Cost of COBRA health insurance coverage
COBRA insurance costs a lot more money than you were paying as an active employee with benefits. Because your employer is no longer subsidizing any portion of the plan, you will bear the full brunt of the cost. Not only will you be required to pay 100 percent of the premium, sometimes as much as three times what you paid as an employee, but a 2 percent administrative charge may also be added.
If you believe that you're going to be losing your coverage, it's a good idea to talk with someone within the human resources department, or whomever is in charge of your company's benefits. They can inform you of the full cost of your health insurance coverage, and you can plan for how much more expensive it's going to be. If you're unable to get this information from your employer, you can find out on your own.
If you've been employed for more than a year by your company, you can look at last year's W-2 to find out what your employer's contribution to your health insurance added up to. If you add that number to the amount that you paid in the same period, you can determine what the total cost of your health care coverage was last year. That may change slightly from year to year, but it will give you a rough estimation and possibly an exact dollar amount of what you will be expected to pay.
You may be given the option by your employer to drop out of "nontraditional" coverage such as vision care or dental coverage. This is often done with the idea that it will help you reduce costs since you probably don't have a job anymore. Being aware of health care laws can allow you to find health insurance that is more affordable. Health insurance on the private markets can be remarkably more expensive than plans found on state markets through the Affordable Care Act.

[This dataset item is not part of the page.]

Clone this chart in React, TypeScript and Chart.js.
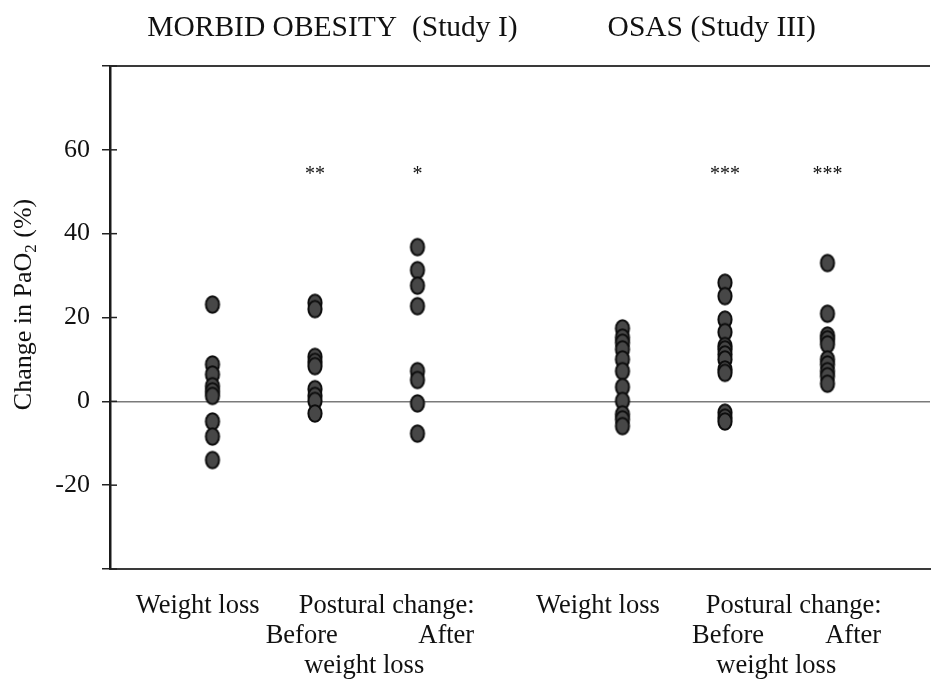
import React, { useEffect, useRef } from "react";
import { Chart, registerables } from "chart.js";

Chart.register(...registerables);

// ---- data ----
const columnNames = [
  "Morbid obesity: weight loss",
  "Morbid obesity: postural change before weight loss",
  "Morbid obesity: postural change after weight loss",
  "OSAS: weight loss",
  "OSAS: postural change before weight loss",
  "OSAS: postural change after weight loss",
];
const columnSlots = [1, 2, 3, 5, 6, 7];

const moWeightLoss = [23.1, 8.8, 6.4, 3.6, 2.4, 1.3, -4.8, -8.4, -14.0];
const moPosturalBefore = [23.5, 22.0, 10.6, 9.4, 8.4, 2.9, 1.3, 0.1, -2.9];
const moPosturalAfter = [36.8, 31.3, 27.6, 22.7, 7.2, 5.1, -0.5, -7.7];
const osasWeightLoss = [17.4, 15.2, 14.0, 12.4, 10.0, 7.2, 3.4, 0.1, -3.1, -4.3, -5.9];
const osasPosturalBefore = [28.3, 25.1, 19.5, 16.5, 13.2, 12.4, 11.2, 10.0, 7.6, 6.8, -2.7, -3.9, -4.8];
const osasPosturalAfter = [33.0, 20.9, 15.7, 14.8, 13.6, 10.0, 8.8, 7.2, 6.0, 4.2];

const columnValues = [
  moWeightLoss,
  moPosturalBefore,
  moPosturalAfter,
  osasWeightLoss,
  osasPosturalBefore,
  osasPosturalAfter,
];

const significance = ["", "**", "*", "", "***", "***"];
const significanceLevel = 55;

const yTickValues = [-40, -20, 0, 20, 40, 60, 80];
const yTickLabels = ["", "-20", "0", "20", "40", "60", ""];

const groupTitles = ["MORBID OBESITY  (Study I)", "OSAS (Study III)"];
const xRow1 = ["Weight loss", "Postural change:", "Weight loss", "Postural change:"];
const xRow2 = ["Before", "After", "Before", "After"];
const xRow3 = ["weight loss", "weight loss"];

const FONT = '"Liberation Serif", "Times New Roman", Times, serif';

function makeDot(): HTMLCanvasElement {
  const c = document.createElement("canvas");
  c.width = 18;
  c.height = 21;
  const g = c.getContext("2d")!;
  g.beginPath();
  g.ellipse(9, 10.5, 6.6, 8.2, 0, 0, Math.PI * 2);
  g.fillStyle = "#474747";
  g.fill();
  g.lineWidth = 2;
  g.strokeStyle = "#0d0d0d";
  g.stroke();
  return c;
}

const decorPlugin = {
  id: "decor",
  afterDraw(chart: any) {
    const { ctx, chartArea, scales } = chart;
    const xs = scales.x;
    const ys = scales.y;
    ctx.save();

    // top frame line
    ctx.strokeStyle = "#3a3a3a";
    ctx.lineWidth = 2;
    ctx.beginPath();
    ctx.moveTo(chartArea.left, chartArea.top);
    ctx.lineTo(chartArea.right, chartArea.top);
    ctx.stroke();

    // inner tick stubs
    ctx.strokeStyle = "#222";
    ctx.lineWidth = 1.5;
    yTickValues.forEach((v) => {
      const py = ys.getPixelForValue(v);
      ctx.beginPath();
      ctx.moveTo(chartArea.left, py);
      ctx.lineTo(chartArea.left + 7, py);
      ctx.stroke();
    });

    ctx.fillStyle = "#111";

    // y axis title with subscript
    const cy = (chartArea.top + chartArea.bottom) / 2 - 13;
    ctx.save();
    ctx.translate(31, cy);
    ctx.rotate(-Math.PI / 2);
    ctx.textBaseline = "alphabetic";
    ctx.textAlign = "left";
    const main = "Change in PaO";
    const sub = "2";
    const tail = " (%)";
    ctx.font = `26px ${FONT}`;
    const w1 = ctx.measureText(main).width;
    const w3 = ctx.measureText(tail).width;
    ctx.font = `17px ${FONT}`;
    const w2 = ctx.measureText(sub).width;
    let x0 = -(w1 + w2 + w3) / 2;
    ctx.font = `26px ${FONT}`;
    ctx.fillText(main, x0, 0);
    ctx.font = `17px ${FONT}`;
    ctx.fillText(sub, x0 + w1, 5);
    ctx.font = `26px ${FONT}`;
    ctx.fillText(tail, x0 + w1 + w2, 0);
    ctx.restore();

    // group titles
    ctx.textAlign = "center";
    ctx.textBaseline = "alphabetic";
    ctx.font = `29.5px ${FONT}`;
    ctx.fillText(groupTitles[0], xs.getPixelForValue(2.17), 36);
    ctx.fillText(groupTitles[1], xs.getPixelForValue(5.87), 36);

    // significance markers
    ctx.font = `20px ${FONT}`;
    significance.forEach((s, i) => {
      if (!s) return;
      ctx.fillText(s, xs.getPixelForValue(columnSlots[i]), ys.getPixelForValue(significanceLevel) + 9);
    });

    // x-axis category texts
    ctx.font = `26.5px ${FONT}`;
    const b = chartArea.bottom;
    const row1X = [0.855, 2.7, 4.76, 6.67];
    const row2X = [1.87, 3.28, 6.03, 7.25];
    const row3X = [2.48, 6.5];
    xRow1.forEach((t, i) => ctx.fillText(t, xs.getPixelForValue(row1X[i]), b + 44));
    xRow2.forEach((t, i) => ctx.fillText(t, xs.getPixelForValue(row2X[i]), b + 74));
    xRow3.forEach((t, i) => ctx.fillText(t, xs.getPixelForValue(row3X[i]), b + 104));

    ctx.restore();
  },
};

export default function App() {
  const ref = useRef<HTMLCanvasElement | null>(null);

  useEffect(() => {
    if (!ref.current) return;
    const dot = makeDot();
    const chart = new Chart(ref.current, {
      type: "scatter",
      data: {
        datasets: columnValues.map((vals, i) => ({
          label: columnNames[i],
          data: vals.map((v) => ({ x: columnSlots[i], y: v })),
          pointStyle: dot as any,
          pointRadius: 9,
          pointHoverRadius: 9,
          backgroundColor: "#474747",
          borderColor: "#0d0d0d",
        })),
      },
      options: {
        animation: false,
        responsive: false,
        devicePixelRatio: 1,
        layout: { padding: { top: 66, right: 2, left: 0, bottom: 0 } },
        plugins: {
          legend: { display: false },
          tooltip: { enabled: false },
          title: { display: false },
        },
        scales: {
          x: {
            type: "linear",
            min: 0,
            max: 8,
            position: "bottom",
            ticks: { display: false },
            grid: { display: false, drawTicks: false },
            border: { display: true, color: "#3a3a3a", width: 2 },
            afterFit: (s: any) => {
              s.height = 111;
            },
          },
          y: {
            type: "linear",
            min: -40,
            max: 80,
            afterBuildTicks: (s: any) => {
              s.ticks = yTickValues.map((v) => ({ value: v }));
            },
            ticks: {
              autoSkip: false,
              padding: 12,
              color: "#111",
              font: { family: FONT, size: 26 },
              callback: (value: any) => {
                const i = yTickValues.indexOf(Number(value));
                return i >= 0 ? yTickLabels[i] : "";
              },
            },
            grid: {
              drawOnChartArea: true,
              drawTicks: true,
              tickLength: 8,
              tickColor: "#222",
              tickWidth: 1.5,
              lineWidth: 1.5,
              color: (c: any) => (c.tick && c.tick.value === 0 ? "#7a7a7a" : "rgba(0,0,0,0)"),
            },
            border: { display: true, color: "#1a1a1a", width: 2.5 },
            afterFit: (s: any) => {
              s.width = 110;
            },
          },
        },
      },
      plugins: [decorPlugin],
    });
    return () => chart.destroy();
  }, []);

  return (
    <div
      style={{
        position: "absolute",
        left: 0,
        top: 0,
        width: 933,
        height: 680,
        overflow: "hidden",
        background: "#fff",
      }}
    >
      <canvas ref={ref} width={940} height={680} style={{ display: "block" }} />
    </div>
  );
}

Losing your job counts as a qualifying event for the ACA so even if you are not in an enrollment period you should still be able to sign up for coverage. While the cost of coverage through the Affordable Care Act can be hundreds of dollars less per month, it may not offer all of the benefits that your employer's private plan provided. If you have lost your job though and have no income, subsidies may cover up to 100 percent of your monthly payment through the ACA. It's a good idea to look at all your options to find the one that fits your needs and your family's needs best.
If your COBRA coverage extends past 18 months, your premiums can rise significantly. Your employer could, if they choose, charge you up to 150 percent of the actual cost they are paying for your insurance.